__Short exercise__
Go through the entries one line at a time, and gather every line that has the word "Output".

__Input data__

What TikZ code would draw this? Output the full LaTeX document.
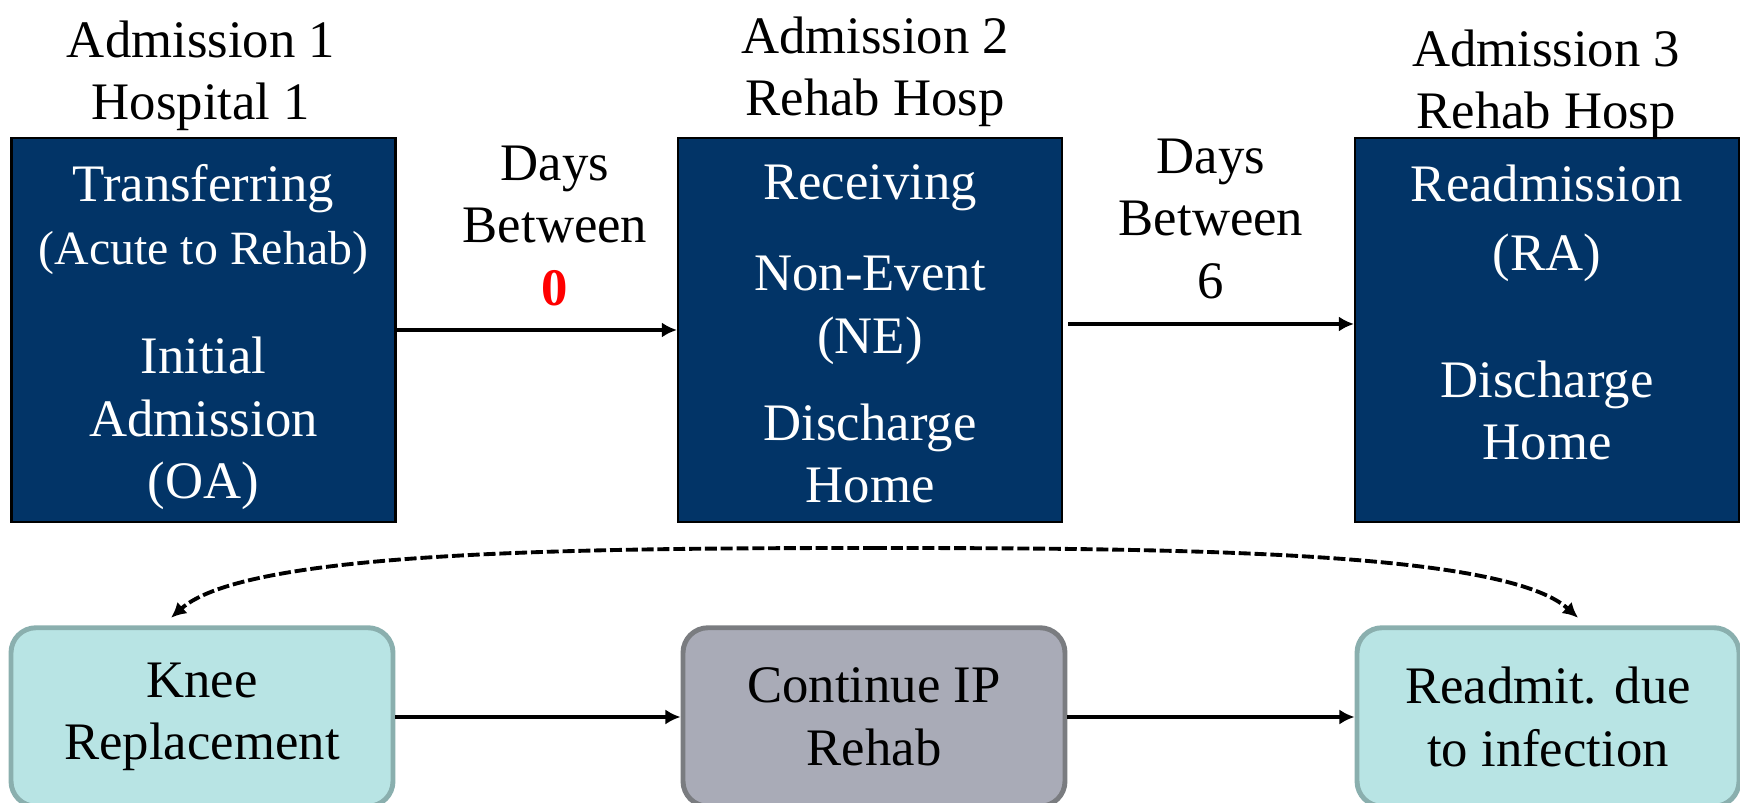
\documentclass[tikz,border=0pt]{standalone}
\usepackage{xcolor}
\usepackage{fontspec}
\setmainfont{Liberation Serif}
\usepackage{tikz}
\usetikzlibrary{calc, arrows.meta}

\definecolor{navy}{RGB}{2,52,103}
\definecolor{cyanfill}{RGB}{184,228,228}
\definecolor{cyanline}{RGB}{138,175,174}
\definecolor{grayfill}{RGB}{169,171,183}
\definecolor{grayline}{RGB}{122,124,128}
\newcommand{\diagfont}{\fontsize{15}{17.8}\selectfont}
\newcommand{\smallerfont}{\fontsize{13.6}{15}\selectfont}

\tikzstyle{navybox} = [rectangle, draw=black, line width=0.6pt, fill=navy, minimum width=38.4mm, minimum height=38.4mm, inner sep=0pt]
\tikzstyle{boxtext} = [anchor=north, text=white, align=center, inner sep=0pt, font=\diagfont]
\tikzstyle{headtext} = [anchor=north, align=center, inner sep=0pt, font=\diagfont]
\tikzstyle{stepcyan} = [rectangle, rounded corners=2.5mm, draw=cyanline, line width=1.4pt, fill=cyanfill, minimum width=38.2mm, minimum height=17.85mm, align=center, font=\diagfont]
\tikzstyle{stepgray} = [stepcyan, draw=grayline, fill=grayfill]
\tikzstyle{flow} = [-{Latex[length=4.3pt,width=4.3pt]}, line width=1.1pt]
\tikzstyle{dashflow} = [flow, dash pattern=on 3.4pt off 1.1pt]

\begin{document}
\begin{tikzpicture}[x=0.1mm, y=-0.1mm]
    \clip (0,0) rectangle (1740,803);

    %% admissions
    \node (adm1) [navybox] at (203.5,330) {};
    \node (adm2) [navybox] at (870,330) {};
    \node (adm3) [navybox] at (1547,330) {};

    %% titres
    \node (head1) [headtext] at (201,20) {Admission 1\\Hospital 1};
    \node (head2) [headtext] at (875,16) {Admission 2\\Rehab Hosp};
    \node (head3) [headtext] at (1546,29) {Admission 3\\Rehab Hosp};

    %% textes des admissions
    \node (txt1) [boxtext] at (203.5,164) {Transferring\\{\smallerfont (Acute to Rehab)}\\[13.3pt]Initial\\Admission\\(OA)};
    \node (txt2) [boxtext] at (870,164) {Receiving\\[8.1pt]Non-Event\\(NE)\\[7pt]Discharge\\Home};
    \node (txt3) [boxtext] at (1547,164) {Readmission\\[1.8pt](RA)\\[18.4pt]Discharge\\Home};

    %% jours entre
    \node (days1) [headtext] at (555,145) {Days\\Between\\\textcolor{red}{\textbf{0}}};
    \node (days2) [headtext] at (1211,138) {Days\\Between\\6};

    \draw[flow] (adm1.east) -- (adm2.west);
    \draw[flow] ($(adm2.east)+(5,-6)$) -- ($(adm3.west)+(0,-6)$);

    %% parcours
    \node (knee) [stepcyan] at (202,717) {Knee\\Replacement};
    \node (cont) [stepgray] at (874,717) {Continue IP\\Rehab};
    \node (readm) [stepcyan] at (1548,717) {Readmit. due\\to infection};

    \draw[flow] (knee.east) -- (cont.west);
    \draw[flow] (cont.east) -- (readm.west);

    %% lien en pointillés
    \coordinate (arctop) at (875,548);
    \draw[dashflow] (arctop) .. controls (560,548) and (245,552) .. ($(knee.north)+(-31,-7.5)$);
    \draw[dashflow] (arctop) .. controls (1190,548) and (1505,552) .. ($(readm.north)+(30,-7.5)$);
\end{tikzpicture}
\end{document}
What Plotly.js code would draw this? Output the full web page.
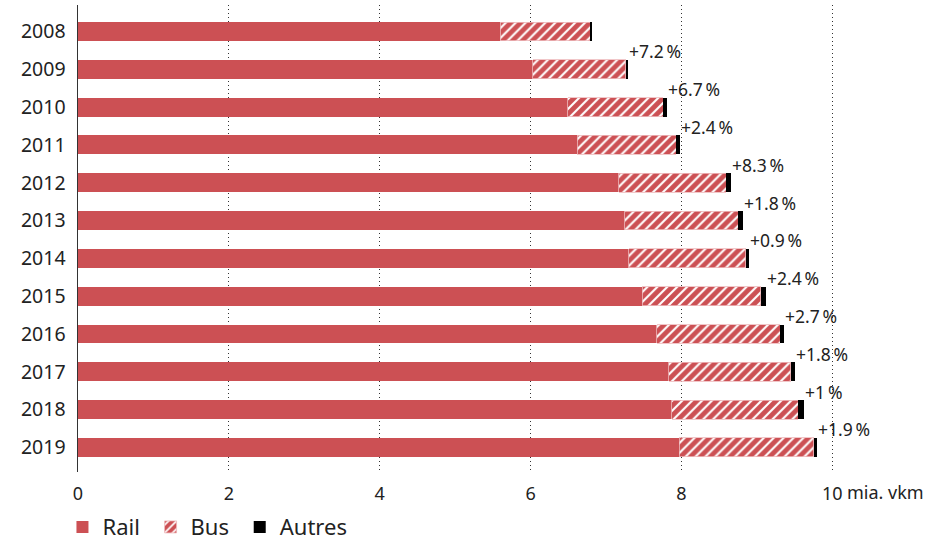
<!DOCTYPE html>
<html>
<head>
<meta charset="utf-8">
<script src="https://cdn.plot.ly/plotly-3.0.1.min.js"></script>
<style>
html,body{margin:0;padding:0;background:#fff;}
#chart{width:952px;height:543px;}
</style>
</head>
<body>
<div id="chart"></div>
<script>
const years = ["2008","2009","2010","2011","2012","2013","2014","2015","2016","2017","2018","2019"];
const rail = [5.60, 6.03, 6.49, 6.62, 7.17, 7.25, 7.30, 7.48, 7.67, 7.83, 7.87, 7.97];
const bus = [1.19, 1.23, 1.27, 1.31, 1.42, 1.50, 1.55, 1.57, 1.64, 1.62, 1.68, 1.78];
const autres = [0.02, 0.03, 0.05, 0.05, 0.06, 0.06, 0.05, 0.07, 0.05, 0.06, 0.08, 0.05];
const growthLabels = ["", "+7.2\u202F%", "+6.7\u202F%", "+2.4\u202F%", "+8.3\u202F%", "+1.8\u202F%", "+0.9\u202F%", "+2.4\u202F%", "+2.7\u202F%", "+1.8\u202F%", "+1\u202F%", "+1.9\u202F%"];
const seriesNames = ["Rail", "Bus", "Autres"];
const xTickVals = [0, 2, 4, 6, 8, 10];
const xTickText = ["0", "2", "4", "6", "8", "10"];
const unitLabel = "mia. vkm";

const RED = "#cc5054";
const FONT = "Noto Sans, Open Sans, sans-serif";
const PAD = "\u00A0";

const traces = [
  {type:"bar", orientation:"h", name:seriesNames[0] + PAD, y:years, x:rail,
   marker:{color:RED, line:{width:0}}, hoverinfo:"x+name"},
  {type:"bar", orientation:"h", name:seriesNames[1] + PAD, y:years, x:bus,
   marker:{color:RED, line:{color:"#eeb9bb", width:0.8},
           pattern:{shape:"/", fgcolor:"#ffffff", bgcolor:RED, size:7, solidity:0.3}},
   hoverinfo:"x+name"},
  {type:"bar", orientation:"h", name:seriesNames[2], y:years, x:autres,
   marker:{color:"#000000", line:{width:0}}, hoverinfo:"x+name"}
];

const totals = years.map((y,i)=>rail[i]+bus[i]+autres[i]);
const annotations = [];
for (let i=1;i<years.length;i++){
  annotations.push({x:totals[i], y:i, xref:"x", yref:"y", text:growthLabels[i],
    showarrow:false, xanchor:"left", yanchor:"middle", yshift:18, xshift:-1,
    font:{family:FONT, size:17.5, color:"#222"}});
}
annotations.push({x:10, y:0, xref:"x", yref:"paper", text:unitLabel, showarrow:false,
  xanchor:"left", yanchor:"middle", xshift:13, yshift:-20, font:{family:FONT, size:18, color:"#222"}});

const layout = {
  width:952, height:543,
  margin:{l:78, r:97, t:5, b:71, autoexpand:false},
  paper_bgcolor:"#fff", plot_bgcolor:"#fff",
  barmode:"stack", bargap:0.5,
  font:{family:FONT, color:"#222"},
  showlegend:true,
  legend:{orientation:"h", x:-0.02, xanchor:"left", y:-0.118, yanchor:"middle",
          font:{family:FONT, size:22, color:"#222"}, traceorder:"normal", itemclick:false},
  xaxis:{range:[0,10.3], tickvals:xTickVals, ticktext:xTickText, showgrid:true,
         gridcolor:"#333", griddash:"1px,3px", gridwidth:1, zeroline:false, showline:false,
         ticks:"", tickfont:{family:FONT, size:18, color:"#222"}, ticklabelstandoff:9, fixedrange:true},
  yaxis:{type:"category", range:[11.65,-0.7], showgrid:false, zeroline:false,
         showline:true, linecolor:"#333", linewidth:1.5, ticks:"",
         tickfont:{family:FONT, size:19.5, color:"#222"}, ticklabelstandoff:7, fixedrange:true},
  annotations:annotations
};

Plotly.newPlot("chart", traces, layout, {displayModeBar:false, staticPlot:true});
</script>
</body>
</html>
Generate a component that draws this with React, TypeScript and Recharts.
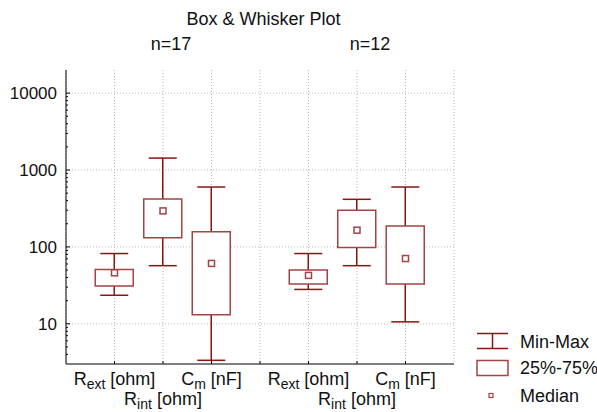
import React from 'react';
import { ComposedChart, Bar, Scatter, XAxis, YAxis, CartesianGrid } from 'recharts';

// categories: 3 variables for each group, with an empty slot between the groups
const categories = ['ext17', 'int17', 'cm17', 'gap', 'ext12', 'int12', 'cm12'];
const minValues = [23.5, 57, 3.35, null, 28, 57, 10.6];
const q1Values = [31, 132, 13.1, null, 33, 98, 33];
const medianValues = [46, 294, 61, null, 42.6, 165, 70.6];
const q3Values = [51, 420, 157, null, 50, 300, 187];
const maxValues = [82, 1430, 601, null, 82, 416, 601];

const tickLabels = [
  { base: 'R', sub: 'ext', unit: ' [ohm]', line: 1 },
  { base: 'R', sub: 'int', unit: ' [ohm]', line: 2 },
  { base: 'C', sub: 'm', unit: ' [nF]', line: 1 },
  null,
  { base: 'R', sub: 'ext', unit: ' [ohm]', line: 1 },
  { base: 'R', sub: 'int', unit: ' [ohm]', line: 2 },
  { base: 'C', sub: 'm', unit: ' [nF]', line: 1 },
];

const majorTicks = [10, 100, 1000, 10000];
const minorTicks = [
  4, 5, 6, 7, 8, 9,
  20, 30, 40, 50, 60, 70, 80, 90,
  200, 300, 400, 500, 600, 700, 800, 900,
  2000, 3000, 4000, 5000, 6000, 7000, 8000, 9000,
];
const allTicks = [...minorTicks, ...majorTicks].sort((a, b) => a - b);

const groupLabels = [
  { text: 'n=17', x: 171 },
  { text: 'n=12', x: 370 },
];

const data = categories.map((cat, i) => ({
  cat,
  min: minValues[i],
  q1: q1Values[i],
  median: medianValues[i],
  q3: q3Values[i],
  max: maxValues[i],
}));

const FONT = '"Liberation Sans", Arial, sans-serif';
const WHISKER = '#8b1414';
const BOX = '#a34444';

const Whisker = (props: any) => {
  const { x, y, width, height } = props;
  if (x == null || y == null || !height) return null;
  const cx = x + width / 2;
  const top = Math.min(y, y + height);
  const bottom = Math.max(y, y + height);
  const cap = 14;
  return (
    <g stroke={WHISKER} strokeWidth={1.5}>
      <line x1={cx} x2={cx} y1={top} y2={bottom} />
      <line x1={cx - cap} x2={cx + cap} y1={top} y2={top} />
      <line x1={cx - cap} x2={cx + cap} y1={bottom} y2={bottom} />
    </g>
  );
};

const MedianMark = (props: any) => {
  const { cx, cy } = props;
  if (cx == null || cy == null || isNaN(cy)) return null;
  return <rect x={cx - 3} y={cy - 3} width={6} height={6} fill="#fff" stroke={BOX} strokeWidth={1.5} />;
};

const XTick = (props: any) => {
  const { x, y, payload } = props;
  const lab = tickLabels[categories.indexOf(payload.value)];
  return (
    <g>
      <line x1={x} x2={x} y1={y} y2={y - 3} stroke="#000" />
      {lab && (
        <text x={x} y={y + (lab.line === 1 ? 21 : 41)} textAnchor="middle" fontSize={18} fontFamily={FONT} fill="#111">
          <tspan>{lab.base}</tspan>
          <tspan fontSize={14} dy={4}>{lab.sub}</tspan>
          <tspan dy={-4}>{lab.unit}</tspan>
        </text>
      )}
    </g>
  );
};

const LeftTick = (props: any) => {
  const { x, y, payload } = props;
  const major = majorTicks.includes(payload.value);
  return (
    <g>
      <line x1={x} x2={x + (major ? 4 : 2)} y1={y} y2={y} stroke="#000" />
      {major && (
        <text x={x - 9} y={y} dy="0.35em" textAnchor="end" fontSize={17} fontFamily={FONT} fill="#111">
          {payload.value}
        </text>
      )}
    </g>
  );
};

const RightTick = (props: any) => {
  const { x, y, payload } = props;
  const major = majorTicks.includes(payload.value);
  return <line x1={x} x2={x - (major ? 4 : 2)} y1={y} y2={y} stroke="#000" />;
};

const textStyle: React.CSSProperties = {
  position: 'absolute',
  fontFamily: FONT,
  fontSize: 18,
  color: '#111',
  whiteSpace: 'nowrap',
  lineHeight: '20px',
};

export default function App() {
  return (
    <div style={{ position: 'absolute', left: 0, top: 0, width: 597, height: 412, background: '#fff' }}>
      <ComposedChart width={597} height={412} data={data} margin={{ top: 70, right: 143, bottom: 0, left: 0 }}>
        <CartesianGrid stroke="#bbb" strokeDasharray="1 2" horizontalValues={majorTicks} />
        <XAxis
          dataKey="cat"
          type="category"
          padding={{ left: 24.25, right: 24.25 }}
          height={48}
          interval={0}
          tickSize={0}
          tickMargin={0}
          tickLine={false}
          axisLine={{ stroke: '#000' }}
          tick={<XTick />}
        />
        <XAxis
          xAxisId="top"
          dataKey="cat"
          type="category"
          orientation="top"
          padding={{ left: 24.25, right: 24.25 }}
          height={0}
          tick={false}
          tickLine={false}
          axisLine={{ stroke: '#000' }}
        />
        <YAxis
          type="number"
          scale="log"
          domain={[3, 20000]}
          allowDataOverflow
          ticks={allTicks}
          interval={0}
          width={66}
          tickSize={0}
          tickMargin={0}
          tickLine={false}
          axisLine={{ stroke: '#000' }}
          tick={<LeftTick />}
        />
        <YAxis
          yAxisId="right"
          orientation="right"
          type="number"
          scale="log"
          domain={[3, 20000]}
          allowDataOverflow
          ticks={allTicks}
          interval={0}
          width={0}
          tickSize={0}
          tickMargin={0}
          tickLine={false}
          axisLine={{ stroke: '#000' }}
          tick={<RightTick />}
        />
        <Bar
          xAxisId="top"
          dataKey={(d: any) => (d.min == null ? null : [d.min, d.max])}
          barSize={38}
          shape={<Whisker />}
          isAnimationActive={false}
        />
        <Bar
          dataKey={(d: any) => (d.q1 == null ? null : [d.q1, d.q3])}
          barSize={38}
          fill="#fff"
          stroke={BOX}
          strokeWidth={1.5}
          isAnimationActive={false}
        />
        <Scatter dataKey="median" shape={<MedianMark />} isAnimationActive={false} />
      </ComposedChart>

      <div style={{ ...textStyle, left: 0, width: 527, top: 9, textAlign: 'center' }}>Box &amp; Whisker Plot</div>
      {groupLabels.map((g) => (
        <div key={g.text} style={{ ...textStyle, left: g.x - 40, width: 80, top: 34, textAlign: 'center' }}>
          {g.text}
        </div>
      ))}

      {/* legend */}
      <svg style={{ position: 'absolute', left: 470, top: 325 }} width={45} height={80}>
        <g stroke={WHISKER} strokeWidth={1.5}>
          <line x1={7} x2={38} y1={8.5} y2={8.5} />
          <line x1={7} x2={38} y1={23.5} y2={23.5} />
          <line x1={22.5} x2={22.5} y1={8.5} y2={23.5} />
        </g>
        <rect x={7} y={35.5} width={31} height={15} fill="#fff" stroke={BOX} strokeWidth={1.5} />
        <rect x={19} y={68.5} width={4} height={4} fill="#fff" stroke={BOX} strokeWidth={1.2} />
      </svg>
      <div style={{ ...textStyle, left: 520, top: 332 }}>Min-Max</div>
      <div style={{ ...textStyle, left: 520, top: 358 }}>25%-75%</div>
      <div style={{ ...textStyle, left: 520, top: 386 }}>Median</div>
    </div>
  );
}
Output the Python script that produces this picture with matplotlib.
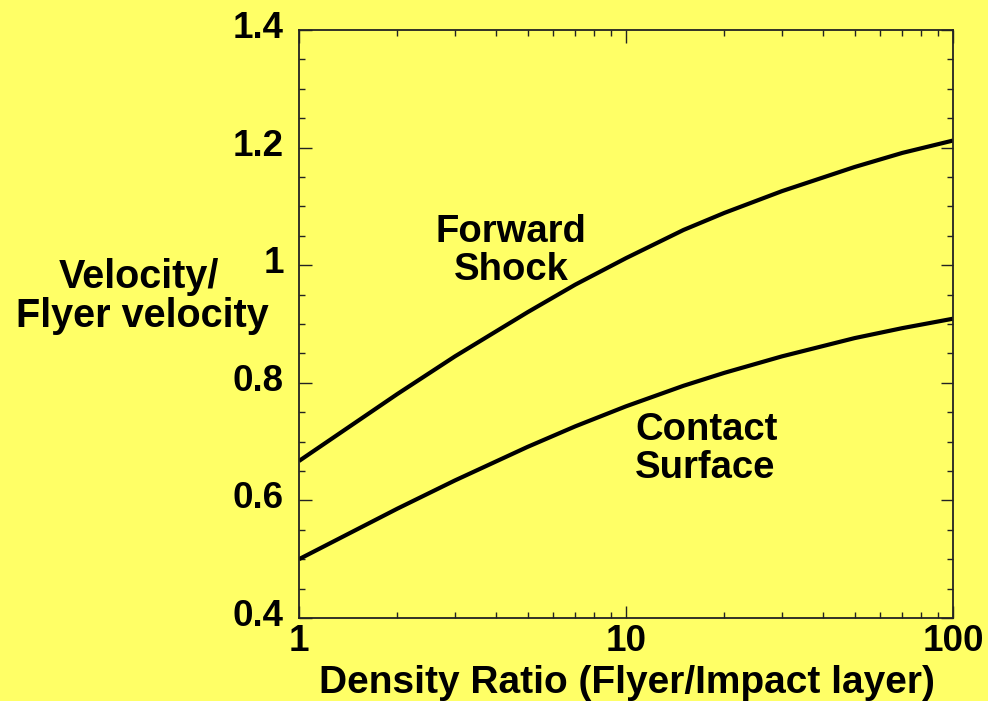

__Written response__
What TikZ code would draw this? Output the full LaTeX document.
What Plotly.js code would draw this? Output the full web page.
Output the Python script that produces this picture with matplotlib.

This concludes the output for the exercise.